This is one of those questions I get at least once or twice a year: “What and how long does it take to get a tenant out of a house?” Well, I can tell you first hand now about tenant eviction.
And it is not a fun process!
Here is how it goes: What ever the reason, be it destruction of property, failure to pay rent or some other default on the lease the first thing you have to do is remember to execute the following steps in a timely manner. Not doing so will only cost you time and money in the long run both in court fees and more months of unpaid rent/destruction.
Step 1: Deliver a Notice to Vacate and do it the VERY FIRST DAY after they are late. Specify how many days they have to vacate the premises (based on your lease agreement, typically 3 days). Remember to make copies of ALL documentation in case you need to go to court!
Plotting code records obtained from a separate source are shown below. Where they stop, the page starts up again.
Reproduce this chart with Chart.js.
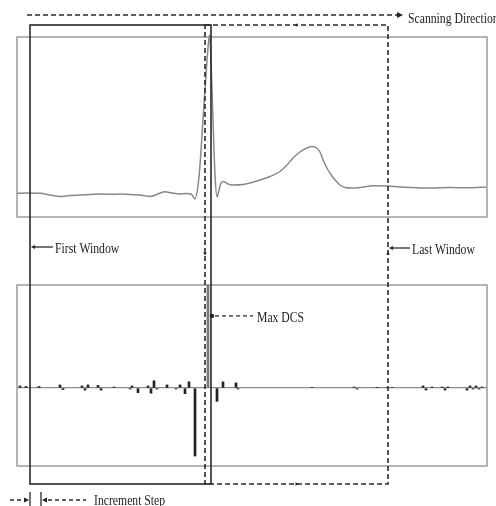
<!DOCTYPE html>
<html>
<head>
<meta charset="utf-8">
<script src="https://cdn.jsdelivr.net/npm/chart.js@4/dist/chart.umd.min.js"></script>
<style>
  html, body { margin: 0; padding: 0; background: #fff; }
</style>
</head>
<body>
<canvas id="c" width="496" height="506"></canvas>
<script>
// ----------------------
// Data
// ----------------------
// ECG trace: sample index / amplitude
const ecgX = [0, 11, 23, 33, 43, 53, 63, 73, 83, 93, 103, 113, 123, 133, 141, 148, 155, 163, 169, 174,
  178, 181, 183, 186, 189, 191, 192.5, 194, 196, 198, 200, 202, 204, 206.5, 211, 216, 226, 235, 243, 253,
  263, 270, 276, 283, 290, 295, 299, 303, 307, 311, 315, 319, 323, 328, 335, 343, 356, 370, 383, 393,
  413, 433, 453, 469];
const ecgY = [-0.013, -0.01, -0.013, -0.03, -0.045, -0.035, -0.03, -0.025, -0.02, -0.023, -0.02, -0.025, -0.03, -0.045, -0.02, 0.003, -0.01, -0.02, -0.015, -0.02,
  -0.07, 0.06, 0.27, 0.72, 1.17, 1.44, 1.57, 1.32, 0.72, 0.17, -0.05, 0.02, 0.09, 0.105, 0.08, 0.07, 0.075, 0.095, 0.12, 0.155,
  0.205, 0.27, 0.34, 0.40, 0.44, 0.455, 0.445, 0.40, 0.30, 0.22, 0.16, 0.11, 0.07, 0.045, 0.04, 0.045, 0.062, 0.06, 0.05, 0.045,
  0.04, 0.045, 0.042, 0.05];

// DCS value per window position
const dcsX = [3, 9, 22, 43, 46, 65, 68, 71, 81, 84, 97, 113, 115, 121, 131, 134, 137, 140, 150, 159,
  163, 168, 172, 178, 191, 200, 206, 219, 221, 295, 337, 340, 360, 370, 375, 406, 409, 415, 425, 428,
  431, 450, 453, 456, 459, 462, 465];
const dcsY = [0.02, 0.015, 0.015, 0.03, -0.015, 0.02, -0.02, 0.03, 0.025, -0.02, 0.01, -0.01, 0.02, -0.045, 0.02, -0.05, 0.07, -0.01, 0.03, -0.01,
  0.03, -0.055, 0.06, -0.66, 1.0, -0.13, 0.06, 0.05, -0.01, 0.005, 0.01, -0.01, 0.005, 0.005, 0.005, 0.02, -0.02, 0.01, 0.01, -0.02,
  0.01, -0.02, 0.02, -0.01, 0.02, -0.01, 0.01];

// scanning windows (start / end sample)
const firstWindow = [13, 194];
const lastWindow = [188, 371];
const incrementStep = 11;

const maxIdx = dcsY.indexOf(Math.max(...dcsY));

// ----------------------
// Drawing helpers
// ----------------------
const FONT = '15px "Liberation Serif", "Times New Roman", serif';
const INK = "#222";

function label(ctx, text, x, y) {
  ctx.save();
  ctx.translate(x, y);
  ctx.scale(0.78, 1);
  ctx.font = FONT;
  ctx.fillStyle = INK;
  ctx.textBaseline = "alphabetic";
  ctx.fillText(text, 0, 0);
  ctx.restore();
}

function head(ctx, x, y, dx, dy, len = 5, half = 2.5) {
  // filled triangle with tip at (x, y) pointing along (dx, dy)
  ctx.beginPath();
  ctx.moveTo(x, y);
  ctx.lineTo(x - dx * len - dy * half, y - dy * len - dx * half);
  ctx.lineTo(x - dx * len + dy * half, y - dy * len + dx * half);
  ctx.closePath();
  ctx.fill();
}

function seg(ctx, x1, y1, x2, y2, dash) {
  ctx.setLineDash(dash || []);
  ctx.beginPath();
  ctx.moveTo(x1, y1);
  ctx.lineTo(x2, y2);
  ctx.stroke();
  ctx.setLineDash([]);
}

const sketch = {
  id: "sketch",
  beforeDatasetsDraw(chart) {
    const { ctx, scales: { x, yECG, yDCS } } = chart;
    ctx.save();
    ctx.strokeStyle = "#9c9c9c";
    ctx.lineWidth = 1.5;
    ctx.strokeRect(x.left, yECG.top, x.right - x.left, yECG.bottom - yECG.top);
    ctx.strokeRect(x.left, yDCS.top, x.right - x.left, yDCS.bottom - yDCS.top);
    ctx.restore();
  },
  afterDraw(chart) {
    const { ctx, scales: { x, yECG, yDCS } } = chart;
    const top = yECG.top - 12;
    const bottom = yDCS.bottom + 18;
    const f0 = x.getPixelForValue(firstWindow[0]);
    const f1 = x.getPixelForValue(firstWindow[1]);
    const l0 = x.getPixelForValue(lastWindow[0]);
    const l1 = x.getPixelForValue(lastWindow[1]);

    ctx.save();
    ctx.strokeStyle = "#2a2a2a";
    ctx.fillStyle = INK;
    ctx.lineWidth = 1.6;

    // first window (solid)
    ctx.strokeRect(f0, top, f1 - f0, bottom - top);

    // last window (dashed) with direction marks at edge midpoints
    ctx.setLineDash([5, 3]);
    ctx.strokeRect(l0, top, l1 - l0, bottom - top);
    ctx.setLineDash([]);
    const mx = (l0 + l1) / 2, my = (top + bottom) / 2;
    head(ctx, mx - 2, top, -1, 0, 3, 1.8);
    head(ctx, mx + 2, bottom, 1, 0, 3, 1.8);
    head(ctx, l0, my + 1, 0, 1, 3, 1.8);
    head(ctx, l1, my - 3, 0, -1, 3, 1.8);

    // scanning direction
    ctx.lineWidth = 1.3;
    const sy = top - 10;
    seg(ctx, f0 - 3, sy, l1 + 9, sy, [5, 3]);
    head(ctx, l1 + 15, sy, 1, 0, 6, 3);
    label(ctx, "Scanning Direction", l1 + 20, 23);

    // first / last window labels
    const wy = yECG.bottom + 30;
    seg(ctx, f0 + 23, wy, f0 + 4, wy);
    head(ctx, f0 + 1, wy, -1, 0, 4, 2);
    label(ctx, "First Window", f0 + 25, wy + 5.5);
    seg(ctx, l1 + 22, wy + 1, l1 + 4, wy + 1);
    head(ctx, l1 + 1, wy + 1, -1, 0, 4, 2);
    label(ctx, "Last Window", l1 + 24, wy + 6.5);

    // max DCS
    const bx = x.getPixelForValue(dcsX[maxIdx]) + 3;
    const by = yDCS.getPixelForValue(dcsY[maxIdx] * 0.7);
    seg(ctx, bx + 4, by, bx + 42, by, [4, 3]);
    ctx.beginPath();
    ctx.arc(bx + 1, by, 2.2, 0, Math.PI * 2);
    ctx.fill();
    label(ctx, "Max DCS", bx + 46, by + 6);

    // increment step
    const s1 = f0 + incrementStep * (x.right - x.left) / (x.max - x.min);
    const iy = bottom + 16;
    seg(ctx, f0, iy - 8, f0, iy + 8);
    seg(ctx, s1, iy - 8, s1, iy + 8);
    seg(ctx, f0 - 20, iy, f0 - 6, iy, [4, 3]);
    head(ctx, f0 - 1, iy, 1, 0, 5, 2.5);
    head(ctx, s1 + 1, iy, -1, 0, 5, 2.5);
    seg(ctx, s1 + 7, iy, s1 + 45, iy, [4, 3]);
    label(ctx, "Increment Step", s1 + 53, iy + 5);

    ctx.restore();
  }
};

// ----------------------
// Chart
// ----------------------
const hidden = {
  ticks: { display: false },
  border: { display: false },
  afterFit: s => { s.width = 0; }
};

new Chart(document.getElementById("c"), {
  type: "line",
  data: {
    datasets: [
      {
        type: "line",
        data: ecgX.map((v, i) => ({ x: v, y: ecgY[i] })),
        yAxisID: "yECG",
        borderColor: "#888",
        borderWidth: 1.5,
        pointRadius: 0,
        cubicInterpolationMode: "monotone",
        clip: false
      },
      {
        type: "bar",
        data: dcsX.map((v, i) => ({ x: v, y: dcsY[i] })),
        yAxisID: "yDCS",
        backgroundColor: dcsY.map((v, i) => i === maxIdx ? "#777" : "#222"),
        barThickness: 2
      }
    ]
  },
  options: {
    responsive: false,
    animation: false,
    layout: { padding: { left: 17, right: 9, top: 37, bottom: 40 } },
    plugins: { legend: { display: false }, tooltip: { enabled: false } },
    scales: {
      x: { type: "linear", min: 0, max: 470, offset: false, display: false },
      yDCS: {
        ...hidden, type: "linear", position: "left", stack: "v", stackWeight: 181,
        min: -0.757, max: 1.0,
        grid: { color: "#8c8c8c", lineWidth: 1.3, drawTicks: false },
        afterBuildTicks: s => { s.ticks = [{ value: 0 }]; }
      },
      yGap: {
        ...hidden, type: "linear", position: "left", stack: "v", stackWeight: 68,
        min: 0, max: 1, grid: { display: false }
      },
      yECG: {
        ...hidden, type: "linear", position: "left", stack: "v", stackWeight: 180,
        min: -0.25, max: 1.55, grid: { display: false }
      }
    }
  },
  plugins: [sketch]
});
</script>
</body>
</html>
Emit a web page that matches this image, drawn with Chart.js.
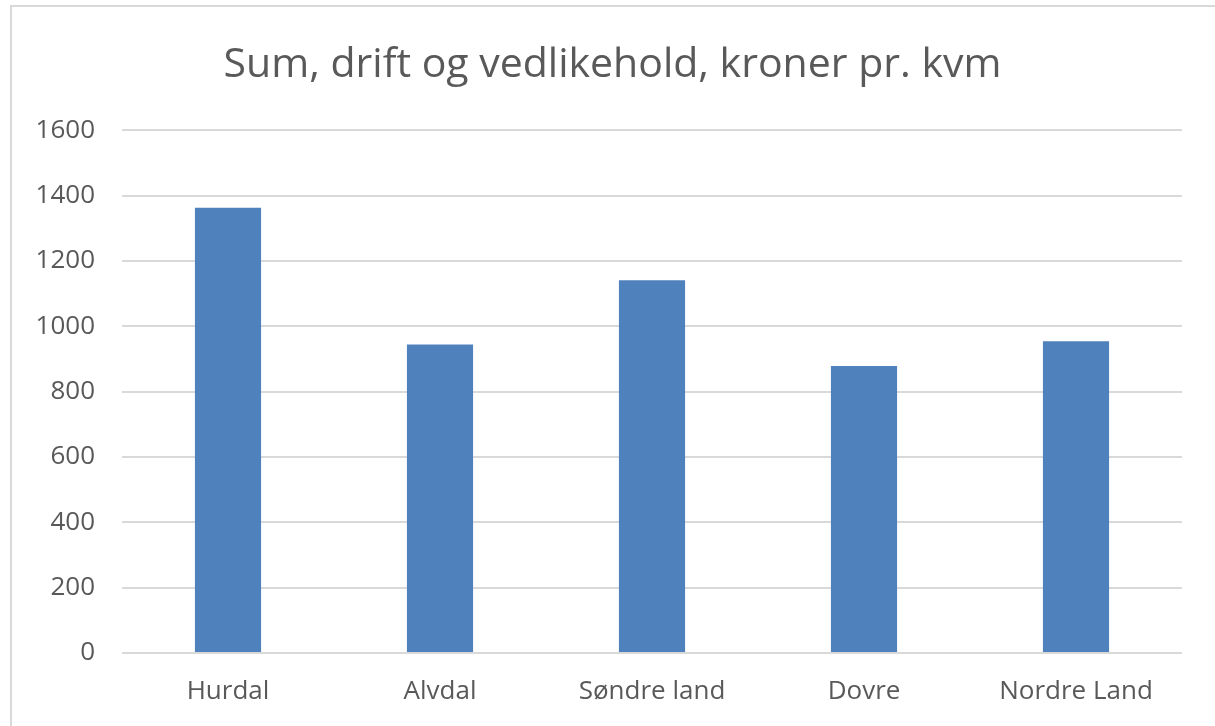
<!DOCTYPE html>
<html>
<head>
<meta charset="utf-8">
<script src="https://cdn.jsdelivr.net/npm/chart.js@4/dist/chart.umd.min.js"></script>
<style>
  html, body { margin: 0; padding: 0; background: #ffffff; overflow: hidden; }
  #wrap { position: absolute; left: 0; top: 0; width: 1215px; height: 726px; }
  #frame { position: absolute; left: 10px; top: 5px; width: 1220px; height: 740px; border: 2px solid #d9d9d9; box-sizing: border-box; }
  canvas { position: absolute; left: 0; top: 0; }
</style>
</head>
<body>
<div id="wrap">
  <div id="frame"></div>
  <canvas id="c" width="1215" height="726"></canvas>
</div>
<script>
const titleText = "Sum, drift og vedlikehold, kroner pr. kvm";
const categories = ["Hurdal", "Alvdal", "Søndre land", "Dovre", "Nordre Land"];
const values = [1363, 944, 1141, 878, 954];
const yMin = 0;
const yMax = 1600;
const yStep = 200;

const textColor = "#595959";
const font = "'Open Sans', 'DejaVu Sans', sans-serif";

const centerTitle = {
  id: "centerTitle",
  afterLayout(chart) {
    if (chart.titleBlock) { chart.titleBlock.left = 43; }
  }
};

new Chart(document.getElementById("c"), {
  type: "bar",
  data: {
    labels: categories,
    datasets: [{
      data: values,
      backgroundColor: "#4f81bd",
      borderWidth: 0,
      categoryPercentage: 1.0,
      barPercentage: 0.312
    }]
  },
  plugins: [centerTitle],
  options: {
    responsive: false,
    animation: false,
    devicePixelRatio: 1,
    layout: { padding: { left: 0, right: 33, top: 0, bottom: 0 } },
    plugins: {
      legend: { display: false },
      tooltip: { enabled: false },
      title: {
        display: true,
        text: titleText,
        color: textColor,
        font: { family: font, size: 41, weight: "normal" },
        padding: { top: 41, bottom: 40 }
      }
    },
    scales: {
      x: {
        grid: { display: false, drawTicks: false },
        border: { display: false },
        ticks: {
          color: textColor,
          font: { family: font, size: 26 },
          padding: 23,
          maxRotation: 0,
          autoSkip: false
        },
        afterFit: (s) => { s.height = 73; }
      },
      y: {
        min: yMin,
        max: yMax,
        grid: { color: "#d9d9d9", lineWidth: 2, drawTicks: false },
        border: { display: false },
        ticks: {
          stepSize: yStep,
          color: textColor,
          font: { family: font, size: 26 },
          padding: 27,
          callback: (v) => String(v)
        },
        afterFit: (s) => { s.width = 122; }
      }
    }
  }
});
</script>
</body>
</html>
Step 2: If the Notice to Vacate time is up and the tenant is still occupying your property, the next step is to file a “Forcible Entry and Detainer” lawsuit. There are 2 forms that need to be filed: 1. The Original Petition and 2. a Military Affidavit. This form protects the rights of military members who are away protecting us. You just need to check if your tenant is in the military or not. These 2 forms need to be filed in a Justice of the Peace court in the Precinct where your property is located. You will have to pay the filing fees and get all forms notarized. After you have done all this, you will be given a court date to go before the judge and prove your case. At this point the county Constable or Sheriff will deliver a Citation with the court date as well as the Original Petition to your tenant.
Step 3: After you have given the Notice to Vacate, served them with a Citation and Original Petition, and they STILL haven’t left!? We are going to court! You will need to bring with you all of the documentation to support your case: 1. Notice to Vacate 2.The signed lease agreement 3. Any witnesses to prove your case and any other documentation that supports your case. (Just heads up, it is in your best interest to be courteous, dress professionally and TURN OFF your cellphone when in the courtroom). If your tenant is a no-show, you will be awarded a “Default Judgement”, basically you win by default. If your tenant does show up, the judge will make his decision after hearing both sides. Assuming you win, the tenant has 5 days to leave the premises or file an appeal. If they appeal, you will have to take your case to the County Court level although this rarely happens.
Step 4: If day 5 passes and you STILL have deadbeat tenants, then you need file a “Writ of Possession”. This document allows for the physical removal of your tenant and your tenant’s property by the Constable.
All said and done, you are looking at 21 to 30 days assuming you don’t let any time slide by without moving to the next step. I think the hardest part for me is not letting tenants’ sad stories, empty promises and crazy circumstances sway me into letting things get totally out of control.